- [Written exercise]
Extract, exactly, the lines from the line containing "Generate a Python" to the line containing "from matplotlib.transforms import", with both lines included and any pictures left out.

(begin)

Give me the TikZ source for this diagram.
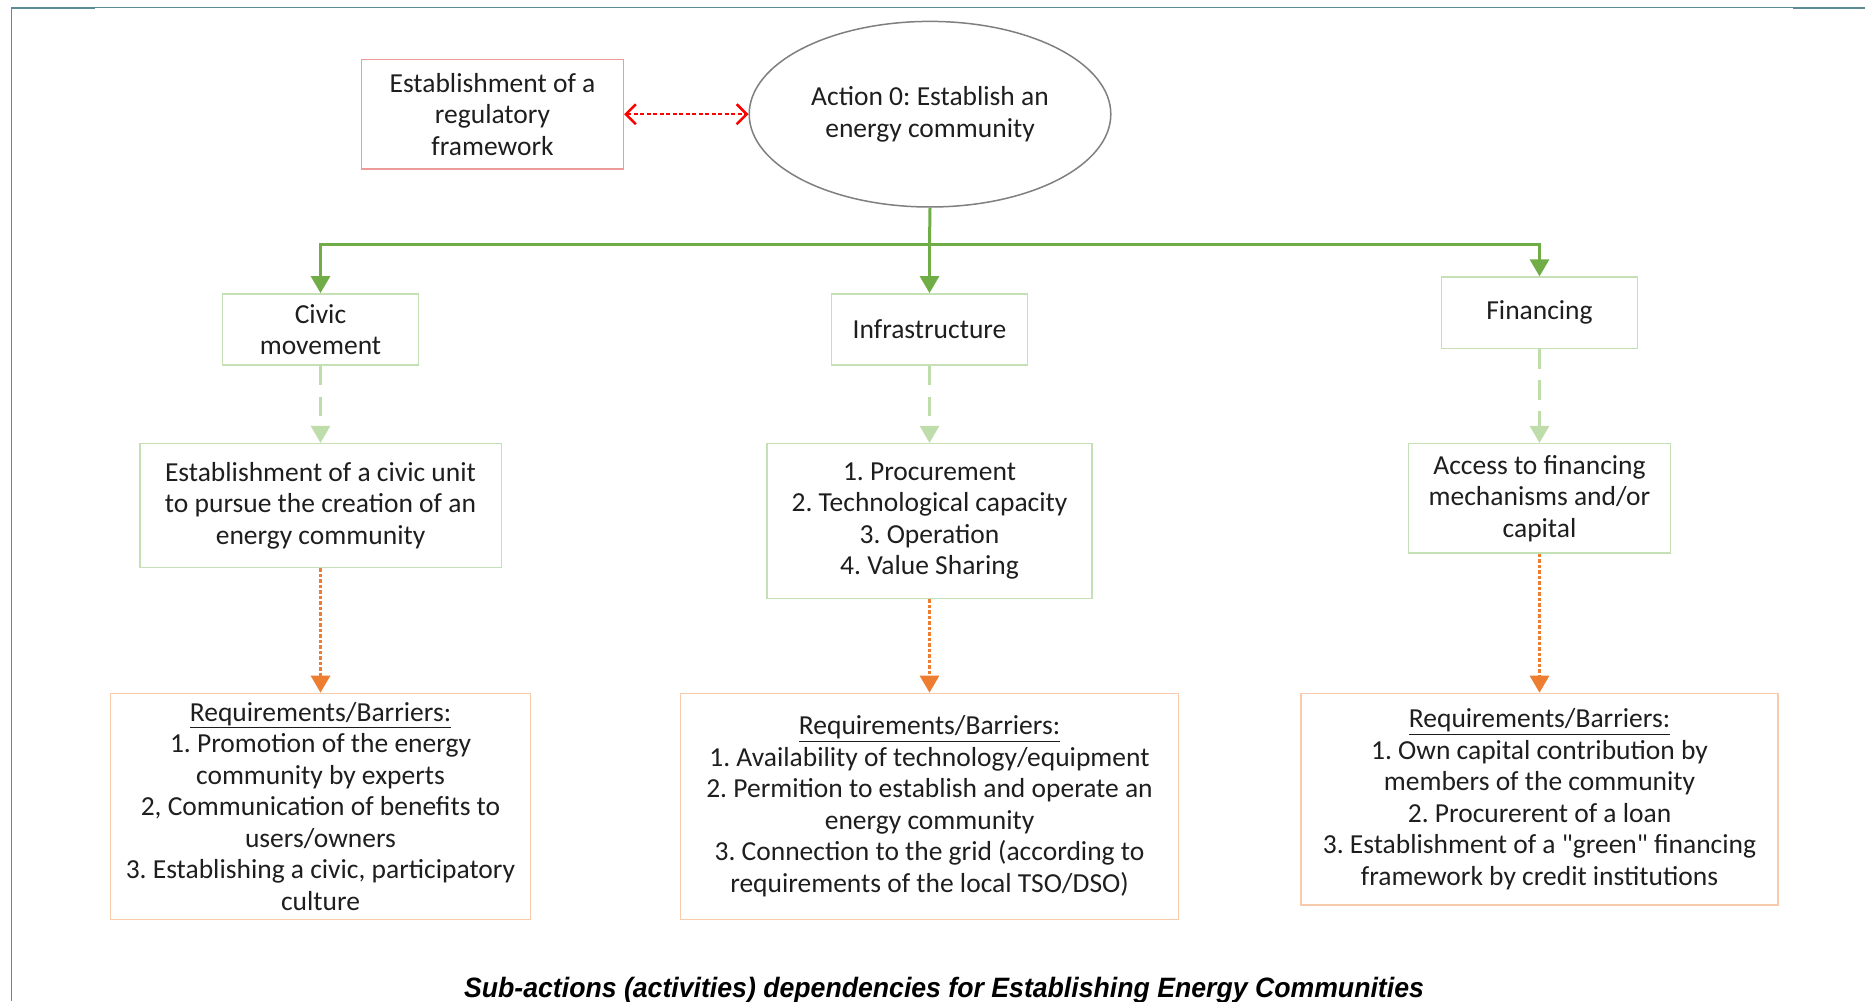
\documentclass[tikz,border=0pt]{standalone}
\usepackage{fontspec}
\setmainfont{Carlito}[Ligatures=TeXOff]
\newfontfamily\captionface{Liberation Sans}
\usetikzlibrary{arrows.meta,shapes.geometric}
\frenchspacing

\definecolor{frameC}{HTML}{5E8A94}
\definecolor{solidG}{HTML}{70AD47}
\definecolor{paleG}{HTML}{C5E0B4}
\definecolor{dashG}{HTML}{BFDDAB}
\definecolor{paleO}{HTML}{F8CBAD}
\definecolor{dotO}{HTML}{ED7D31}
\definecolor{paleR}{HTML}{EC9A9A}
\definecolor{ovalC}{HTML}{7F7F7F}
\definecolor{inkC}{HTML}{1E1E1E}

\newcommand\bodyfont{\fontsize{27.5pt}{31.5pt}\selectfont}

\tikzset{
  box/.style={draw, line width=1.5pt, inner sep=0pt, align=center,
    font=\bodyfont, text=inkC},
  redbox/.style={box, draw=paleR},
  greenbox/.style={box, draw=paleG},
  orangebox/.style={box, draw=paleO},
  oval/.style={box, draw=ovalC, ellipse},
  mainarrow/.style={draw=solidG, line width=3pt,
    -{Triangle[width=19pt,length=17pt,fill=solidG]}},
  mainline/.style={draw=solidG, line width=3pt},
  softarrow/.style={draw=dashG, line width=3pt, dash pattern=on 19.5pt off 11.5pt,
    -{Triangle[width=19pt,length=17pt,fill=dashG]}},
  needarrow/.style={draw=dotO, line width=3pt, dash pattern=on 3.5pt off 2pt,
    -{Triangle[width=19pt,length=17pt,fill=dotO]}},
  linkarrow/.style={draw=red, line width=2.5pt, dash pattern=on 4pt off 2.5pt,
    {Straight Barb[length=10pt,width=20pt]}-{Straight Barb[length=10pt,width=20pt]}},
}

\begin{document}
\begin{tikzpicture}[x=1pt,y=-1pt]
\useasboundingbox (0,0) rectangle (1865,1001);

% page frame
\draw[frameC, line width=1.2pt] (95,7.3) -- (1793,7.3);
\draw[frameC, line width=2.6pt] (11,8) -- (95,8);
\draw[frameC, line width=2.6pt] (1793,8) -- (1865,8);
\draw[frameC, line width=1.6pt] (11.5,7) -- (11.5,1001);

% top level
\node[redbox, minimum width=261.7pt, minimum height=109.4pt] (reg) at (492.5,114.2)
  {Establishment of a\\regulatory\\framework};
\node[oval, minimum width=361.6pt, minimum height=185.6pt] (act) at (930,114.2)
  {Action 0: Establish an\\energy community};

% second level
\node[greenbox, minimum width=196.3pt, minimum height=71.3pt] (civic) at (320.5,329.5)
  {Civic\\movement};
\node[greenbox, minimum width=196.3pt, minimum height=71.3pt] (infra) at (929.5,329.5)
  {Infrastructure};
\node[greenbox, minimum width=196.3pt, minimum height=71.3pt] (fin) at (1539.5,312.8)
  {Financing};

% third level
\node[greenbox, minimum width=361.5pt, minimum height=123.7pt] (unit) at (320.5,505.5)
  {Establishment of a civic unit\\to pursue the creation of an\\energy community};
\node[greenbox, minimum width=324.7pt, minimum height=154.7pt] (steps) at (929.5,521)
  {1. Procurement\\2. Technological capacity\\3. Operation\\4. Value Sharing};
\node[greenbox, minimum width=261.8pt, minimum height=109.5pt] (access) at (1539.5,498.4)
  {Access to financing\\mechanisms and/or\\capital};

% requirements
\node[orangebox, minimum width=420pt, minimum height=226pt] (reqA) at (320.5,806.4)
  {\underline{Requirements/Barriers:}\\1. Promotion of the energy\\community by experts\\
   2, Communication of benefits to\\users/owners\\3. Establishing a civic, participatory\\culture};
\node[orangebox, minimum width=498.4pt, minimum height=226pt] (reqB) at (929.5,806.4)
  {\underline{Requirements/Barriers:}\\1. Availability of technology/equipment\\
   2. Permition to establish and operate an\\energy community\\
   3. Connection to the grid (according to\\requirements of the local TSO/DSO)};
\node[orangebox, minimum width=477pt, minimum height=211.7pt] (reqC) at (1539.5,799.3)
  {\underline{Requirements/Barriers:}\\1. Own capital contribution by\\members of the community\\
   2. Procurerent of a loan\\3. Establishment of a "green" financing\\framework by credit institutions};

% connectors
\draw[linkarrow] (reg.east) -- (act.west);

\coordinate (split) at (929.5,244);
\draw[mainline] (act.south) -- (split);
\draw[mainarrow] (split) -- (infra.north);
\draw[mainarrow] (split) -| (civic.north);
\draw[mainarrow] (split) -| (fin.north);

\draw[softarrow] (civic.south) -- (unit.north);
\draw[softarrow] (infra.south) -- (steps.north);
\draw[softarrow] (fin.south) -- (access.north);

\draw[needarrow] (unit.south) -- (reqA.north);
\draw[needarrow] (steps.south) -- (reqB.north);
\draw[needarrow] (access.south) -- (reqC.north);

% caption
\node[anchor=base, inner sep=0pt, font=\captionface\bfseries\itshape\fontsize{28pt}{32pt}\selectfont,
  xscale=0.952] (cap) at (944,997)
  {Sub-actions (activities) dependencies for Establishing Energy Communities};
\end{tikzpicture}
\end{document}
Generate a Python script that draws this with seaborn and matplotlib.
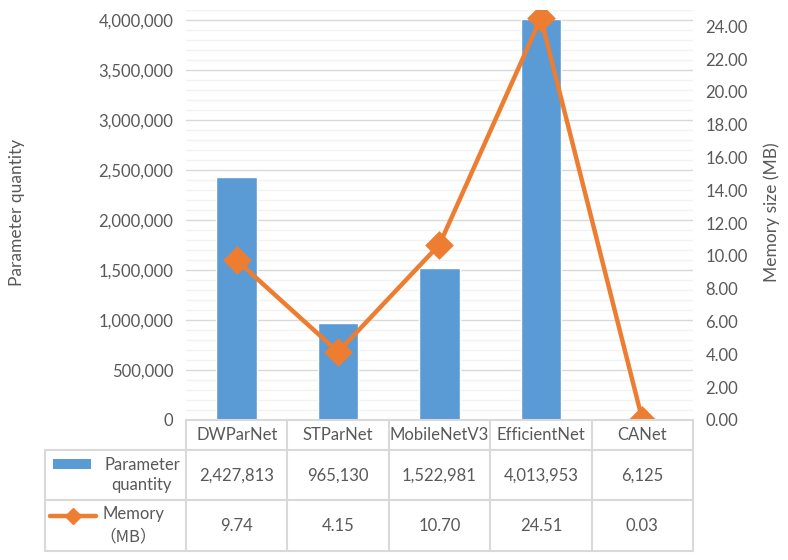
import numpy as np
import pandas as pd
import matplotlib
matplotlib.use("Agg")
import matplotlib.pyplot as plt
import seaborn as sns
from matplotlib.ticker import FuncFormatter, MultipleLocator
from matplotlib.lines import Line2D
from matplotlib.patches import Rectangle
from matplotlib.transforms import blended_transform_factory

# ---- data ----
models = ["DWParNet", "STParNet", "MobileNetV3", "EfficientNet", "CANet"]
params = [2427813, 965130, 1522981, 4013953, 6125]
memory = [9.74, 4.15, 10.70, 24.51, 0.03]
param_row_label = "Parameter\nquantity"
memory_row_label_1 = "Memory"
memory_row_label_2 = "（MB）"
left_title = "Parameter quantity"
right_title = "Memory size (MB)"

BLUE = "#5B9BD5"
ORANGE = "#ED7D31"
TXT = "#595959"
GRID = "#D9D9D9"
MINOR = "#F2F2F2"

sns.set_theme(style="white")
plt.rcParams["font.family"] = ["Lato", "Noto Sans CJK SC", "DejaVu Sans"]
FS = 12

W, H = 788, 560
fig = plt.figure(figsize=(W / 100, H / 100), dpi=100)
fig.patch.set_facecolor("white")

def fx(px):
    return px / W

def fy(py):
    return 1 - py / H

ax = fig.add_axes([fx(186), fy(420), fx(693) - fx(186), fy(10) - fy(420)])
df = pd.DataFrame({"model": models, "params": params, "memory": memory})

sns.barplot(data=df, x="model", y="params", color=BLUE, width=0.4,
            saturation=1, ax=ax, zorder=3)
ax.set_ylim(0, 4100000)
ax.yaxis.set_major_locator(MultipleLocator(500000))
ax.yaxis.set_minor_locator(MultipleLocator(100000))
ax.yaxis.set_major_formatter(FuncFormatter(lambda v, p: f"{int(round(v)):,}"))
ax.grid(True, which="major", axis="y", color=GRID, lw=1.0, zorder=0)
ax.grid(True, which="minor", axis="y", color=MINOR, lw=1.0, zorder=0)
ax.grid(False, axis="x")
ax.set_axisbelow(True)
ax.tick_params(axis="y", which="both", length=0, labelsize=FS, labelcolor=TXT, pad=9)
ax.tick_params(axis="x", length=0, labelbottom=False)
ax.set_xlabel("")
ax.set_ylabel(left_title, fontsize=FS + 0.5, color=TXT)
ax.yaxis.set_label_coords(-0.318, 0.507)
for s in ax.spines.values():
    s.set_visible(False)

ax2 = ax.twinx()
sns.pointplot(data=df, x="model", y="memory", color=ORANGE, marker="D",
              markersize=12, linewidth=3.2, errorbar=None, ax=ax2)
ax2.set_ylim(0, 25)
ax2.yaxis.set_major_locator(MultipleLocator(2))
ax2.yaxis.set_major_formatter(FuncFormatter(lambda v, p: f"{v:.2f}"))
ax2.tick_params(axis="y", length=0, labelsize=FS, labelcolor=TXT, pad=9)
ax2.tick_params(axis="x", length=0, labelbottom=False)
ax2.set_xlabel("")
ax2.set_ylabel(right_title, fontsize=FS + 0.5, color=TXT)
ax2.yaxis.set_label_coords(1.138, 0.507)
ax2.grid(False)
for s in ax2.spines.values():
    s.set_visible(False)
for a in (ax, ax2):
    a.set_xlim(-0.5, len(models) - 0.5)

# ---- data table below the plot ----
tf = fig.transFigure
bt = blended_transform_factory(ax.transData, tf)
lk = dict(color=GRID, lw=1.5, transform=tf, clip_on=False)
x_left = fx(186)
x_right = fx(693)
x_lab = fx(45)
for yy, x0 in [(420, x_left), (450, x_lab), (500, x_lab), (551, x_lab)]:
    fig.add_artist(Line2D([x0, x_right], [fy(yy), fy(yy)], **lk))
fig.add_artist(Line2D([x_lab, x_lab], [fy(450), fy(551)], **lk))
for i in range(len(models) + 1):
    fig.add_artist(Line2D([i - 0.5, i - 0.5], [fy(420), fy(551)],
                          color=GRID, lw=1.5, transform=bt, clip_on=False))

for i, m in enumerate(models):
    fig.text(i, fy(435), m, transform=bt, ha="center", va="center",
             fontsize=FS, color=TXT)
    fig.text(i, fy(476), f"{params[i]:,}", transform=bt, ha="center",
             va="center", fontsize=FS, color=TXT)
    fig.text(i, fy(526), f"{memory[i]:.2f}", transform=bt, ha="center",
             va="center", fontsize=FS, color=TXT)

# row labels with legend keys
fig.add_artist(Rectangle((fx(53), fy(469)), fx(91) - fx(53), fy(459) - fy(469),
                         facecolor=BLUE, edgecolor="none", transform=tf))
fig.text(fx(142), fy(475), param_row_label, ha="center", va="center",
         fontsize=FS, color=TXT, linespacing=1.3, multialignment="center")
fig.add_artist(Line2D([fx(50), fx(96)], [fy(516), fy(516)], color=ORANGE,
                      lw=3.2, transform=tf))
fig.add_artist(Line2D([fx(73)], [fy(516)], color=ORANGE, marker="D",
                      markersize=8, lw=0, transform=tf))
fig.text(fx(103), fy(514), memory_row_label_1, ha="left", va="center",
         fontsize=FS, color=TXT)
fig.text(fx(128), fy(537), memory_row_label_2, ha="center", va="center",
         fontsize=FS, color=TXT, family=["Noto Sans CJK SC", "DejaVu Sans"])

fig.savefig("out.png", dpi=100, facecolor="white")
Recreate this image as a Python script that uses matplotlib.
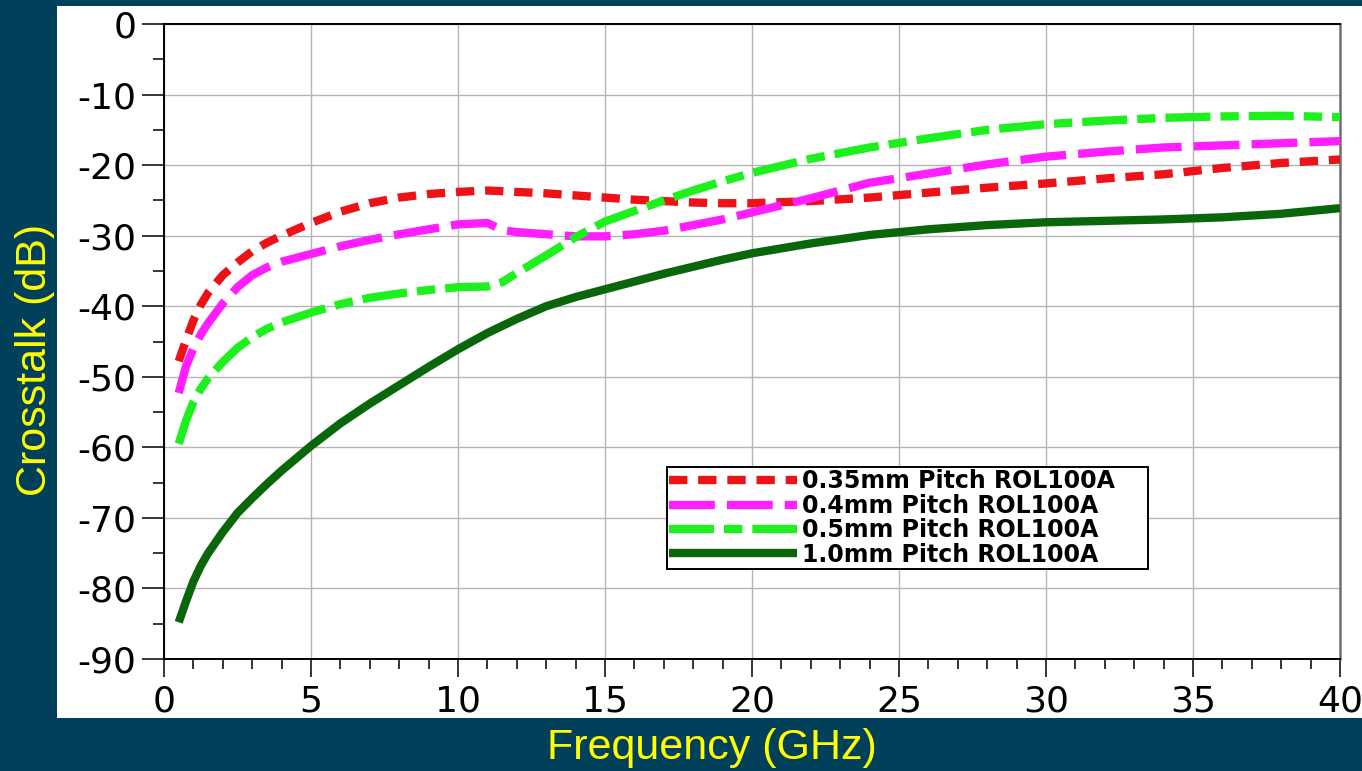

(end)

- [Reply]
Generate a Python script that draws this with seaborn and matplotlib.
import numpy as np
import pandas as pd
import matplotlib
matplotlib.use("Agg")
import matplotlib.pyplot as plt
import seaborn as sns
from matplotlib.ticker import FuncFormatter, MultipleLocator
from matplotlib.lines import Line2D
from matplotlib.patches import Rectangle
from matplotlib.transforms import blended_transform_factory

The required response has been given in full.